Credit-default swaps on the Markit CDX North America Investment Grade Index, tied to 125 companies in the U.S. and Canada including aluminum producer Alcoa Inc. and package shipper United Parcel Service Inc., increased 14 basis points to 225 basis points, according to Deutsche Bank AG. It earlier was quoted at a record 240, prices from Phoenix Partners Group show.
New York Times
Contracts on Europe's Markit iTraxx Crossover Index of mostly high-yield, high-risk companies soared as much as 107 basis points to an all-time high of 920 before dropping back to 875, according to JPMorgan Chase & Co. prices.
New York Times contracts jumped 78 basis points to 600 basis points, according to CMA Datavision. Standard & Poor's yesterday lowered the newspaper publisher three grades below investment quality on concern that the slowing economy will sap revenue after advertising sales slid 16 percent in the third quarter.
Contracts on Peabody Energy Corp., the largest U.S. coal producer, jumped 65 basis points to a record 640, CMA data show. A basis point on a credit-default swap contract protecting $10 million of debt from default for five years is equivalent to $1,000 a year.
American International Group
Credit swaps on American International Group Inc., the insurer bailed out by the U.S. government last month, climbed deeper into distressed levels.

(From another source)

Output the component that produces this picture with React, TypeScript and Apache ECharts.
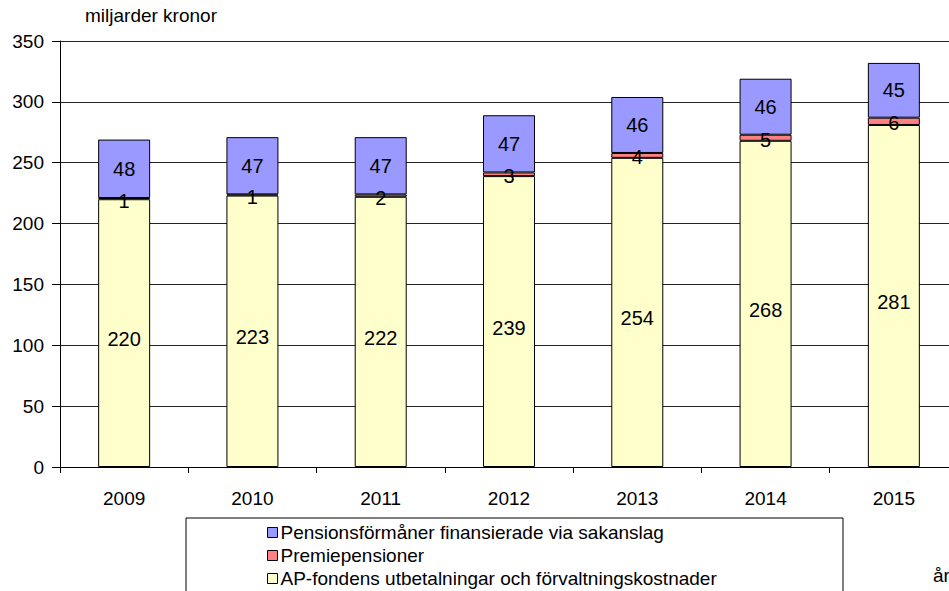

Traders demanded 42 percentage points upfront and 5 percentage points a year, up from an initial price of 38 percentage points yesterday, CMA data show. That means it would cost $4.2 million initially and $500,000 a year to protect $10 million in AIG debt for five years.
AIG has borrowed about $90 billion from the government and may need more than the $122.8 billion available, Chief Executive Officer Edward Liddy said Oct. 22.
Bayer contracts rose 29 basis points to 134, CMA data show. Swaps on Peugeot, Europe's second-biggest carmaker, jumped 41 to 510 after Chief Executive Officer Christian Streiff said the company will make ``massive production cuts'' in the quarter. Contracts protecting against a default by Renault SA, which posted a 2.2 percent revenue decline, increased 35 to 525, CMA data show. Volvo AB jumped 106 to 459 after the world's second- largest maker of heavy trucks cut its industry growth outlook.
Slump Hurts Automakers
The U.K. economy contracted 0.5 percent in the third quarter, evidence that Britain is in the grip of its first recession since 1991. Automakers are feeling the full force of the global economic slump, with Peugeot posting third-quarter revenue down 5.2 percent.
The upfront cost to protect against a default by General Motors Corp., the biggest U.S. automaker, rose 2 percentage points to 67 percentage points, CMA and Phoenix prices show. The GM swaps price implies a 93 percent chance of default in the next five years, according to a JPMorgan valuation model. That assumes investors could recover 15 cents on the dollar in GM failure.
Credit swaps on a unit of hedge-fund manager Citadel Investment Group, traded at 30 percentage points upfront today, according to Phoenix. That's unchanged from a mid-price of 30 last week. Citadel's biggest hedge fund fell as much as 30 percent this year because of losses on convertible bonds, stocks and corporate debt, two people familiar with the Chicago-based firm said earlier this month.
European iTraxx
Credit-default swaps on the Markit iTraxx Europe index of 125 companies with investment-grade ratings rose as much as 31.5 basis points to 193, before falling back to 185, JPMorgan prices show. The previous record of 172 basis points was set in March before the Federal Reserve backed the bailout of Bear Stearns Cos. by JPMorgan.
The cost of protecting high-yield, high-risk corporate loans also soared.
The price of the Markit LCDX index linked to U.S. leveraged loans, which falls as sentiment worsens, dropped 1.35 percentage points to a mid-price of 84.5 percent of face value, according to Goldman Sachs Group Inc.
Stocks tumbled around the world, with the Standard & Poor's 500 Index dropping as much as 6.1 percent. Crude oil, copper and gold led a drop in commodities, extending a record quarterly decline, on expectations an economic slump will sap demand for raw materials. The pound dropped below $1.53 in its biggest drop in at least 37 years. The ruble fell to a 2 1/2-year low as Russia's biggest export, oil, dropped below $65 a barrel to a 16- month low.